From the entries that follow, list every line in which the string "this" appears.
=== Dataset rows ===
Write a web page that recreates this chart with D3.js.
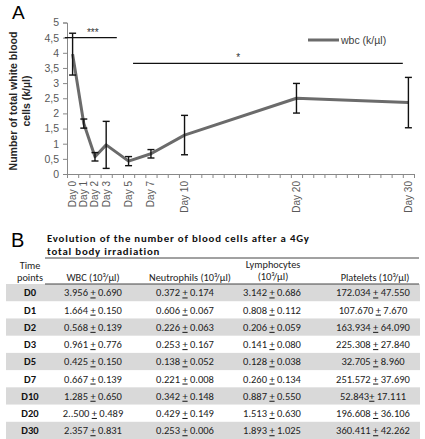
<!DOCTYPE html>
<html><head><meta charset="utf-8">
<script src="https://cdn.jsdelivr.net/npm/d3@7/dist/d3.min.js"></script>
<style>
body{margin:0;background:#fff;}
svg{display:block;}
</style></head>
<body>
<svg id="c" width="425" height="439"></svg>
<script>
// ---- Panel A data ----
const days = [0, 1, 2, 3, 5, 7, 10, 20, 30];
const wbc = [3.956, 1.664, 0.568, 0.961, 0.425, 0.667, 1.285, 2.500, 2.357];
const wbcErr = [0.690, 0.150, 0.139, 0.776, 0.150, 0.139, 0.650, 0.489, 0.831];
const dayLabels = ["Day 0","Day 1","Day 2","Day 3","Day 5","Day 7","Day 10","Day 20","Day 30"];
const yTicks = [0,0.5,1,1.5,2,2.5,3,3.5,4,4.5,5];
const sigFrom = [-0.7, 5.4];
const sigTo = [3.95, 29.5];
const sigLevel = [4.5, 3.65];
const sigMark = ["***", "*"];
const sigMarkDay = [1.8, 14.8];
const legendLabel = "wbc (k/µl)";

// ---- Panel B data ----
const tableTitle1 = "Evolution of the number  of blood cells after a 4Gy";
const tableTitle2 = "total body irradiation";
const timePoints = ["D0","D1","D2","D3","D5","D7","D10","D20","D30"];
const colWBC = ["3.956 + 0.690","1.664 + 0.150","0.568 + 0.139","0.961 + 0.776","0.425 + 0.150","0.667 + 0.139","1.285 + 0.650","2..500 + 0.489","2.357 + 0.831"];
const colNeut = ["0.372 + 0.174","0.606 + 0.067","0.226 + 0.063","0.253 + 0.167","0.138 + 0.052","0.221 + 0.008","0.342 + 0.148","0.429 + 0.149","0.253 + 0.006"];
const colLymph = ["3.142 + 0.686","0.808 + 0.112","0.206 + 0.059","0.141 + 0.080","0.128 + 0.038","0.260 + 0.134","0.887 + 0.550","1.513 + 0.630","1.893 + 1.025"];
const colPlat = ["172.034 + 47.550","107.670 + 7.670","163.934 + 64.090","225.308 + 27.840","32.705 + 8.960","251.572 + 37.690","52.843+ 17.111","196.608 + 36.106","360.411 + 42.262"];

const svg = d3.select("#c");
const axisFont = "'Liberation Sans', Arial, sans-serif";
const tabFont = "Carlito, Lato, 'Open Sans', sans-serif";

// ---- Panel A ----
const x = d3.scaleLinear().domain([-0.5, 30.5]).range([67, 414]);
const y = d3.scaleLinear().domain([0, 5]).range([174, 22.5]);

svg.append("text").attr("x", 12).attr("y", 19).attr("font-family", axisFont)
  .attr("font-size", 19).attr("fill", "#000").text("A");

// y axis
const yAxis = d3.axisLeft(y).tickValues(yTicks).tickSize(4).tickPadding(4)
  .tickFormat(d => String(d).replace(".", ","));
const gy = svg.append("g").attr("transform", `translate(${x(-0.5)},0)`).call(yAxis);
gy.select(".domain").attr("stroke", "#888");
gy.selectAll(".tick line").attr("stroke", "#888");
gy.selectAll(".tick text").attr("font-family", axisFont).attr("font-size", 10.5).attr("fill", "#595959");

// x axis: ticks between categories
const catTicks = d3.range(-0.5, 31, 1);
const xAxis = d3.axisBottom(x).tickValues(catTicks).tickSize(4).tickFormat("");
const gx = svg.append("g").attr("transform", `translate(0,${y(0)})`).call(xAxis);
gx.select(".domain").attr("stroke", "#888");
gx.selectAll(".tick line").attr("stroke", "#888");

svg.append("g").selectAll("text").data(days).join("text")
  .attr("transform", d => `translate(${x(d)},${y(0) + 7}) rotate(-90)`)
  .attr("text-anchor", "end").attr("dy", "0.35em")
  .attr("font-family", axisFont).attr("font-size", 10).attr("fill", "#595959")
  .text((d, i) => dayLabels[i]);

// y title
const yt = svg.append("text").attr("transform", `translate(17,101) rotate(-90)`)
  .attr("text-anchor", "middle").attr("font-family", axisFont).attr("font-weight", "bold")
  .attr("font-size", 10.5).attr("fill", "#262626");
yt.append("tspan").attr("x", 0).attr("dy", 0).text("Number of total  white blood");
yt.append("tspan").attr("x", 0).attr("dy", 13).text("cells (k/µl)");

// line
const pts = days.map((d, i) => [d, wbc[i]]);
svg.append("path").datum(pts)
  .attr("d", d3.line().x(p => x(p[0])).y(p => y(p[1])))
  .attr("fill", "none").attr("stroke", "#6b6b6b").attr("stroke-width", 3).attr("stroke-linejoin", "round");

// error bars
const eb = svg.append("g").attr("stroke", "#111").attr("stroke-width", 1.4);
days.forEach((d, i) => {
  const cx = x(d), t = y(wbc[i] + wbcErr[i]), b = y(wbc[i] - wbcErr[i]);
  eb.append("line").attr("x1", cx).attr("x2", cx).attr("y1", t).attr("y2", b);
  eb.append("line").attr("x1", cx - 3.5).attr("x2", cx + 3.5).attr("y1", t).attr("y2", t);
  eb.append("line").attr("x1", cx - 3.5).attr("x2", cx + 3.5).attr("y1", b).attr("y2", b);
});

// significance lines
sigLevel.forEach((lv, i) => {
  svg.append("line").attr("x1", x(sigFrom[i])).attr("x2", x(sigTo[i]))
    .attr("y1", y(lv)).attr("y2", y(lv)).attr("stroke", "#111").attr("stroke-width", 1.3);
  svg.append("text").attr("x", x(sigMarkDay[i])).attr("y", y(lv) - 2)
    .attr("text-anchor", "middle").attr("font-family", axisFont).attr("font-size", 10)
    .attr("fill", "#333").text(sigMark[i]);
});

// legend
svg.append("line").attr("x1", 308).attr("x2", 339).attr("y1", 40).attr("y2", 40)
  .attr("stroke", "#6b6b6b").attr("stroke-width", 3);
svg.append("text").attr("x", 341).attr("y", 44).attr("font-family", axisFont)
  .attr("font-size", 10.5).attr("fill", "#404040").text(legendLabel);

// ---- Panel B ----
svg.append("text").attr("x", 11).attr("y", 247).attr("font-family", axisFont)
  .attr("font-size", 20).attr("fill", "#000").text("B");
const tt = svg.append("text").attr("font-family", tabFont)
  .attr("font-weight", "bold").attr("font-size", 10.8).attr("letter-spacing", 0.8)
  .attr("fill", "#111");
tt.append("tspan").attr("x", 47).attr("y", 242).text(tableTitle1);
tt.append("tspan").attr("x", 47).attr("y", 255.4).text(tableTitle2);
svg.append("line").attr("x1", 45).attr("x2", 419).attr("y1", 258).attr("y2", 258)
  .attr("stroke", "#444").attr("stroke-width", 1);

const rows = d3.scaleBand().domain(timePoints).range([284, 439]);
const colX = [30, 93, 185, 272, 373];
const hdrX = [30, 93, 190, 273, 375];

// bands
svg.append("g").selectAll("rect").data(timePoints.filter((d, i) => i % 2 === 0)).join("rect")
  .attr("x", 6).attr("width", 414).attr("y", d => rows(d)).attr("height", rows.bandwidth())
  .attr("fill", "#d9d9d9");

svg.append("line").attr("x1", 45).attr("x2", 419).attr("y1", 284).attr("y2", 284)
  .attr("stroke", "#444").attr("stroke-width", 1);

// headers
const hdr = (xx, yy, t) => svg.append("text").attr("x", xx).attr("y", yy).attr("text-anchor", "middle")
  .attr("font-family", tabFont).attr("font-size", 10.3).attr("fill", "#222").text(t);
hdr(hdrX[0], 269, "Time");
hdr(hdrX[0], 281, "points");
hdr(hdrX[1], 281, "WBC (10³/µl)");
hdr(hdrX[2], 281, "Neutrophils (10³/µl)");
hdr(hdrX[3], 268, "Lymphocytes");
hdr(hdrX[3], 280, "(10³/µl)");
hdr(hdrX[4], 281, "Platelets (10³/µl)");

// cells
const cols = [colWBC, colNeut, colLymph, colPlat];
timePoints.forEach((tp, i) => {
  const cy = rows(tp) + rows.bandwidth() / 2 + 3.8;
  svg.append("text").attr("x", colX[0]).attr("y", cy).attr("text-anchor", "middle")
    .attr("font-family", tabFont).attr("font-weight", "bold").attr("font-size", 10.5)
    .attr("fill", "#111").text(tp);
  cols.forEach((col, j) => {
    const parts = col[i].split("+");
    const t = svg.append("text").attr("x", colX[j + 1]).attr("y", cy).attr("text-anchor", "middle")
      .attr("font-family", tabFont).attr("font-size", 10.5)
      .attr("fill", "#222");
    t.append("tspan").text(parts[0]);
    t.append("tspan").attr("text-decoration", "underline").text("+");
    t.append("tspan").text(parts[1]);
  });
});
</script>
</body></html>
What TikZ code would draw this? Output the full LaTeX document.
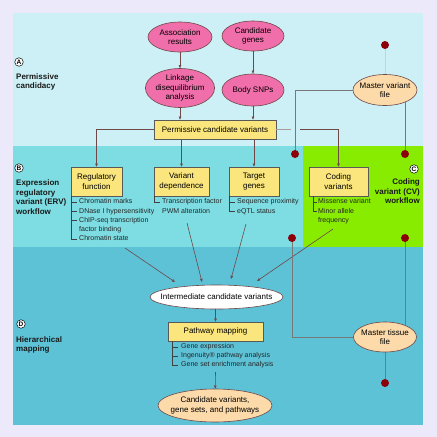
\documentclass[tikz,border=0pt]{standalone}
\usepackage{fontspec}
\setmainfont{Liberation Sans}
\usetikzlibrary{arrows.meta, shapes.geometric}

\definecolor{bgout}{RGB}{236,234,250}
\definecolor{bandA}{RGB}{204,240,245}
\definecolor{bandB}{RGB}{125,221,226}
\definecolor{bandD}{RGB}{93,194,214}
\definecolor{cvgreen}{RGB}{136,236,0}
\definecolor{pinkel}{RGB}{240,110,170}
\definecolor{peachel}{RGB}{252,218,170}
\definecolor{boxyel}{RGB}{251,230,125}
\definecolor{dotred}{RGB}{140,0,10}
\definecolor{lncol}{RGB}{110,72,72}
\definecolor{mlcol}{RGB}{120,120,120}

\begin{document}
\begin{tikzpicture}[x=1pt, y=-1pt,
  txt/.style={font=\fontsize{8}{9.5}\selectfont, align=center},
  pinkell/.style={txt, ellipse, draw=lncol, fill=pinkel, inner sep=0pt, line width=0.6pt},
  peachell/.style={txt, ellipse, draw=lncol, fill=peachel, inner sep=0pt, line width=0.6pt},
  whell/.style={txt, ellipse, draw=lncol, fill=white, inner sep=0pt, line width=0.6pt},
  ybox/.style={txt, rectangle, draw=black!65, fill=boxyel, inner sep=0pt, line width=0.6pt},
  seclet/.style={circle, draw=black, fill=white, inner sep=0pt, minimum size=8.5pt, line width=0.5pt,
    font=\bfseries\fontsize{6.5}{6.5}\selectfont},
  sectxt/.style={font=\bfseries\fontsize{8}{9.5}\selectfont, align=left, inner sep=0pt, text=black!90},
  lst/.style={font=\fontsize{7}{8.5}\selectfont, anchor=west, inner sep=0pt, text height=5pt,
    text depth=1.5pt, text=black!85},
  tick/.style={draw=black!75, line width=0.5pt},
  arr/.style={draw=lncol, line width=0.6pt, -{Triangle[length=3.2pt, width=2.6pt]}},
  mline/.style={draw=mlcol, line width=0.7pt}]
  \useasboundingbox (0,0) rectangle (437,437);

  % bands
  \fill[bgout] (0,0) rectangle (437,437);
  \fill[bandA] (13,13) rectangle (423,146);
  \fill[bandB] (13,146) rectangle (423,247);
  \fill[bandD] (13,247) rectangle (423,425);
  \fill[cvgreen] (303,146) rectangle (423,247);

  % section labels
  \node[seclet] (labA) at (19,62) {A};
  \node[sectxt, anchor=west] (txtA) at (16,82) {Permissive\\candidacy};
  \node[seclet] (labB) at (19,168) {B};
  \node[sectxt, anchor=west] (txtB) at (16,197) {Expression\\regulatory\\variant (ERV)\\workflow};
  \node[seclet] (labC) at (414,169) {C};
  \node[sectxt, align=right, anchor=east] (txtC) at (420,191.5) {Coding\\variant (CV)\\workflow};
  \node[seclet] (labD) at (21,324) {D};
  \node[sectxt, anchor=west] (txtD) at (16,345) {Hierarchical\\mapping};

  % permissive candidacy
  \node[pinkell, minimum width=64pt, minimum height=30pt] (assoc) at (180,37) {Association\\results};
  \node[pinkell, minimum width=62pt, minimum height=30pt] (cgenes) at (253,36) {Candidate\\genes};
  \node[pinkell, minimum width=69pt, minimum height=39pt] (ld) at (180,88) {Linkage\\disequilibrium\\analysis};
  \node[pinkell, minimum width=62pt, minimum height=32pt] (bsnp) at (253,90) {Body SNPs};
  \node[ybox, minimum width=122pt, minimum height=19pt] (pcv) at (215,129.5) {Permissive candidate variants};
  \node[peachell, minimum width=64pt, minimum height=31pt, inner xsep=-3pt] (mvf) at (385,90) {Master variant\\file};

  % workflow boxes
  \node[ybox, minimum width=51pt, minimum height=29pt] (rf) at (96.5,181.5) {Regulatory\\function};
  \node[ybox, minimum width=55pt, minimum height=29pt] (vd) at (181.5,181.5) {Variant\\dependence};
  \node[ybox, minimum width=50pt, minimum height=29pt] (tg) at (254,181.5) {Target\\genes};
  \node[ybox, minimum width=59pt, minimum height=29pt] (cv) at (338.5,181.5) {Coding\\variants};

  % hierarchical mapping
  \node[whell, minimum width=133pt, minimum height=24pt, inner xsep=-9pt] (icv) at (216.5,297) {Intermediate candidate variants};
  \node[ybox, minimum width=95pt, minimum height=19pt] (pm) at (215.5,331.5) {Pathway mapping};
  \node[peachell, minimum width=114pt, minimum height=33pt, inner xsep=-4.5pt] (res) at (215,405.5) {Candidate variants,\\gene sets, and pathways};
  \node[peachell, minimum width=63pt, minimum height=30pt, inner xsep=-2pt] (mtf) at (385,337) {Master tissue\\file};

  % lists
  \foreach \t [count=\i] in {Chromatin marks, DNase I hypersensitivity, ChIP-seq transcription, factor binding, Chromatin state}
    \node[lst] (rf-\i) at (79,192.75+9.25*\i) {\t};
  \coordinate (rfb) at ([xshift=1pt]rf.south west);
  \draw[tick] (rfb) |- ([xshift=-2pt]rf-5.west);
  \foreach \i in {1,2,3}
    \draw[tick] (rfb |- rf-\i.west) -- ([xshift=-2pt]rf-\i.west);

  \node[lst] (vd-1) at (162,202) {Transcription factor};
  \node[lst] (vd-2) at (162,211.25) {PWM alteration};
  \coordinate (vdb) at ([xshift=1pt]vd.south west);
  \draw[tick] (vdb) |- ([xshift=-2pt]vd-1.west);

  \node[lst] (tg-1) at (237,202) {Sequence proximity};
  \node[lst] (tg-2) at (237,211.25) {eQTL status};
  \coordinate (tgb) at ([xshift=1pt]tg.south west);
  \draw[tick] (tgb) |- ([xshift=-2pt]tg-2.west);
  \draw[tick] (tgb |- tg-1.west) -- ([xshift=-2pt]tg-1.west);

  \node[lst] (cv-1) at (318,202) {Missense variant};
  \node[lst] (cv-2) at (318,211.25) {Minor allele};
  \node[lst] (cv-3) at (318,220.5) {frequency};
  \coordinate (cvb) at ([xshift=4.5pt]cv.south west);
  \draw[tick] (cvb) |- ([xshift=-1.5pt]cv-2.west);
  \draw[tick] (cvb |- cv-1.west) -- ([xshift=-1.5pt]cv-1.west);

  \foreach \t [count=\i] in {Gene expression, Ingenuity® pathway analysis, Gene set enrichment analysis}
    \node[lst] (pm-\i) at (181,338+9*\i) {\t};
  \coordinate (pmb) at ([xshift=5pt]pm.south west);
  \draw[tick] (pmb) |- ([xshift=-3pt]pm-3.west);
  \foreach \i in {1,2}
    \draw[tick] (pmb |- pm-\i.west) -- ([xshift=-3pt]pm-\i.west);

  % arrows
  \draw[arr] (assoc) -- (ld);
  \draw[arr] (cgenes) -- (bsnp);
  \draw[arr] (ld) -- (ld |- pcv.north);
  \draw[arr] (bsnp) -- (bsnp |- pcv.north);
  \draw[arr] (pcv.west) -| (rf.north);
  \draw[arr] (vd.north |- pcv.south) -- (vd.north);
  \draw[arr] (tg.north |- pcv.south) -- (tg.north);
  \draw[draw=lncol!55, line width=0.6pt] (pcv.east) -- ++(15,0);
  \draw[arr] ([xshift=24pt]pcv.east) -| (cv.north);

  \coordinate (s1) at (125,248); \coordinate (e1) at (175,282);
  \coordinate (s2) at (187,223); \coordinate (e2) at (202,282);
  \coordinate (s3) at (246,224); \coordinate (e3) at (231,279);
  \coordinate (s4) at (333,229); \coordinate (e4) at (257,281);
  \foreach \i in {1,...,4}
    \draw[arr] (s\i) -- (e\i);
  \draw[arr] (pm.north |- icv.south) -- (pm.north);
  \coordinate (pmend) at (215.5,372);
  \draw[arr] (pmend) -- (res);

  % master files
  \coordinate (dtop) at (385,45);
  \coordinate (dv1) at (295,154);
  \coordinate (dv2) at (405,154);
  \coordinate (dt1) at (292,238);
  \coordinate (dt2) at (405,238);
  \coordinate (dbot) at (385,383);
  \draw[draw=mlcol!35, line width=0.5pt] (dtop) -- (mvf.north);
  \draw[mline] (mvf.west) -| (dv1);
  \draw[mline] (dv2 |- mvf.-31) -- (dv2);
  \draw[mline] (mtf.west) -| (dt1);
  \draw[mline] (dt2 |- mtf.30) -- (dt2);
  \draw[mline] (mtf.south) -- (dbot);
  \foreach \d in {dtop,dv1,dv2,dt1,dt2,dbot}
    \fill[dotred] (\d) circle (4);
\end{tikzpicture}
\end{document}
===
Final result.
Write a web page that recreates this chart with D3.js.
What TikZ code would draw this? Output the full LaTeX document.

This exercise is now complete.